Mein Verhältnis zum Alkohol ist nicht ambivalent. Ich trinke ihn sehr gerne und hauptsächlich zur Entspannung. Aber mir ist auch bewusst, dass Alkohol eine Droge ist und der Grat zur Sucht schmal. In Deutschland ist Alkohol eine der wenigen Drogen, deren Konsum gesellschaftlich anerkannt und gewünscht wird und sogar von der Politik gefördert und propagiert wird. In dem Bundesland, in dem ich lebe, darf ich offiziell mit meinen Kinder ab 14 gemeinsam trinken.
Von daher sind mir viele der Fakten und Hintergründe aus Mia Gatows Memoir „Rausch und Klarheit“ bereits bekannt, aber die Informationsgewinnung ist auch nicht der Grund, weswegen ich mich für ihr autobiografischen Hörbuch entschieden hatte.
Der Grund ist weit profaner.
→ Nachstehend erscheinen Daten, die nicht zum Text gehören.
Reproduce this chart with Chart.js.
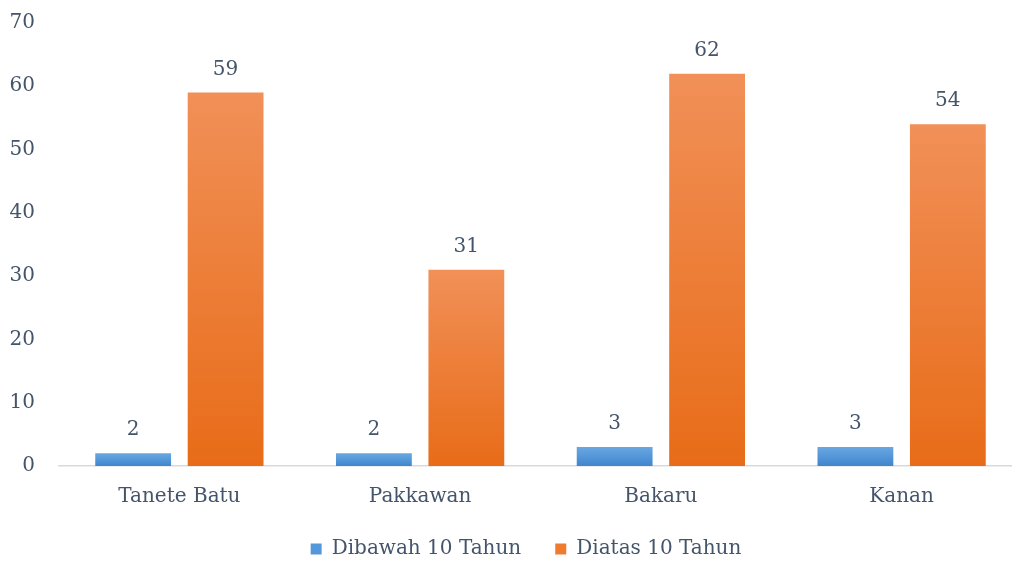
<!DOCTYPE html>
<html>
<head>
<meta charset="UTF-8">
<script src="https://cdn.jsdelivr.net/npm/chart.js"></script>
<style>
    body { margin: 0; overflow: hidden; background: #fff; }
    .wrap { width: 1040px; height: 565px; }
</style>
</head>
<body>
<div class="wrap"><canvas id="chart"></canvas></div>
<script>
    const categories = ['Tanete Batu', 'Pakkawan', 'Bakaru', 'Kanan'];
    const seriesNames = ['Dibawah 10 Tahun', 'Diatas 10 Tahun'];
    const dibawah = [2, 2, 3, 3];
    const diatas = [59, 31, 62, 54];
    const yTicks = [0, 10, 20, 30, 40, 50, 60, 70];

    const textColor = '#44546A';
    const fontFamily = '"DejaVu Serif", serif';

    // gradient per bar, lighter at the top
    function barGradient(top, bottom) {
        return function (ctx) {
            const chart = ctx.chart;
            const y = chart.scales.y;
            if (!y || ctx.parsed == null) return bottom;
            const y0 = y.getPixelForValue(ctx.parsed.y);
            const y1 = y.getPixelForValue(0);
            if (!isFinite(y0) || !isFinite(y1) || y0 === y1) return bottom;
            const g = chart.ctx.createLinearGradient(0, y0, 0, y1);
            g.addColorStop(0, top);
            g.addColorStop(1, bottom);
            return g;
        };
    }

    // numbers above bars + y tick labels (the scale clips its own labels to its box)
    const textPlugin = {
        id: 'textPlugin',
        afterDatasetsDraw(chart) {
            const ctx = chart.ctx;
            ctx.save();
            ctx.font = '20px ' + fontFamily;
            ctx.fillStyle = textColor;
            ctx.textAlign = 'center';
            ctx.textBaseline = 'alphabetic';
            chart.data.datasets.forEach((ds, i) => {
                chart.getDatasetMeta(i).data.forEach((bar, j) => {
                    ctx.fillText(ds.data[j], bar.x, bar.y - 18);
                });
            });
            const y = chart.scales.y;
            ctx.textAlign = 'right';
            ctx.textBaseline = 'middle';
            yTicks.forEach(v => {
                ctx.fillText(v, 35, y.getPixelForValue(v));
            });
            ctx.restore();
        }
    };

    new Chart(document.getElementById('chart'), {
        type: 'bar',
        data: {
            labels: categories,
            datasets: [
                {
                    label: seriesNames[0],
                    data: dibawah,
                    backgroundColor: barGradient('#6AA7E2', '#3F86CE')
                },
                {
                    label: seriesNames[1],
                    data: diatas,
                    backgroundColor: barGradient('#F19058', '#E86C18')
                }
            ]
        },
        options: {
            responsive: true,
            maintainAspectRatio: false,
            animation: false,
            categoryPercentage: 0.768,
            barPercentage: 0.82,
            layout: { padding: { top: 23, left: 30, right: 18, bottom: -4 } },
            plugins: {
                legend: {
                    position: 'bottom',
                    labels: {
                        color: textColor,
                        font: { family: fontFamily, size: 20 },
                        boxWidth: 11,
                        boxHeight: 11,
                        padding: 34,
                        generateLabels(chart) {
                            return chart.data.datasets.map((ds, i) => ({
                                text: ds.label,
                                fillStyle: i === 0 ? '#5497DA' : '#EE7B30',
                                strokeStyle: 'transparent',
                                lineWidth: 0,
                                fontColor: textColor,
                                datasetIndex: i
                            }));
                        }
                    }
                },
                tooltip: { enabled: false }
            },
            scales: {
                x: {
                    afterFit(scale) { scale.height = scale.height - 23; },
                    grid: { display: false, drawTicks: false },
                    border: { color: '#D9D9D9', width: 1.5 },
                    ticks: {
                        color: textColor,
                        font: { family: fontFamily, size: 20 },
                        padding: 19
                    }
                },
                y: {
                    min: 0,
                    max: 70,
                    afterBuildTicks(scale) {
                        scale.ticks = yTicks.map(v => ({ value: v }));
                    },
                    afterFit(scale) { scale.width = 29; },
                    grid: { display: false, drawTicks: false },
                    border: { display: false },
                    ticks: { display: false }
                }
            }
        },
        plugins: [textPlugin]
    });
</script>
</body>
</html>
Ich liebe einfach Memoirs, die auf den ersten Blick mit meinem eigenen Leben nicht viel zu tun haben. Sicher auch aus voyeuristischen Motiven, aber wahrscheinlich will ich mir eigentlich versichern, dass beispielsweise selbst ultracoole Berliner*innen, die das aufregendste Leben ever zu führen scheinen, genauso mit existenziellen Problemen zu kämpfen haben, wie ich selbst.
Aber erst mal beginnt auch Gatows Leben und auch ihr Memoir wenig glamourös, denn sie stellt ihre Herkunftsfamilie vor, in der Alkohol schon immer eine wichtige Rolle spielte und in der Alkoholismus stark verbreitet war. Ihr Großmutter soff sich wortwörtlich zu Tode. Wie normalisiert der schwerer Alkoholkonsum in ihrer Familie war, und wie sehr diese familiäre Exposition ihr eigenes Verhältnis zum Alkohol prägen wird, wird Gatow erst später in der Rückschau klar.
Gibt es eine Veranlagung zur Sucht?
Dabei experimentiert sie in ihren Teenagerjahren lieber mit anderen, scheinbar aufregenderen und illegalen Drogen, bevor sie sich als Erwachsene dem Alkohol zuwendet.
Bei Gatow geht es viel um die Definition von Alkohlismus und die Mechanismen von Sucht, die uns oft gar nicht bewusst sind. Denn auch die Grenze zum Alkoholismus verläuft fließend und ist sehr individuell.
Viele Jahre versucht Gatow ihre Grenze für den „risikoarmen Konsum“ zu finden und wird immer wieder scheitern.
Mia Gatow gehört, wie ich, zur Generation der Millenials und ich liebe die kleine Zeitreise in die Nullerjahre, auf der sich mich in ihrer Lebensgeschichte, vor allem musikalisch, mit nimmt. Ihre Mischung aus persönlicher Geschichte und gesellschaftlichen und historischen Hintergründen zur Alkoholsucht gefallen mir sehr gut, wobei mich vor allem der Zusammenhang von Frauenemanzipation und Alkoholkonsum interessiert hat. Zudem bewundere ich Gatow Offenheit, was ihr Verhältnis zu Männern und Sex angeht. Hier zeigt sie sich verletzlich und sehr reflektiert. Sie nennt ihr Verhalten eine Inszenierung als „Cool Girl“, die teilweise nur mit Alkoholkonsum aufrecht zu erhalten war.
Heute ist Gatow seit mehreren Jahren nüchtern und hat ihre eigenen Schwierigkeiten mit der Aussage „Ich bin Alkoholikerin“, wie sie differenziert in ihrem Memoir beschreibt. Auch die Anonymen Alkoholiker, mit deren Meetings Gatow letztendlich den finalen Schritt zur Nüchternheit geschafft hatte, beschreibt sie differenziert.
Für mich war Mia Gatows Memoir „Rausch und Klarheit“ wertvolle Unterhaltung, die ich auch dir empfehle, wenn dich das Thema Sucht aus einer individuellen Perspektive interessiert oder wenn du ganz einfach ein interessantes Memoir hören/lesen willst.
Erfreulicherweise wird das Hörbuch, das bei Der Hörverlag von Penguin Bücher erschienen ist, von Gatow selbst eingesprochen, was für mich sehr gut funktioniert hat.
Vielen lieben Dank an das Team vom Bloggerportal für das digitale Hörexemplar. Danke und viel Erfolg an Mia Gatow für den Roman!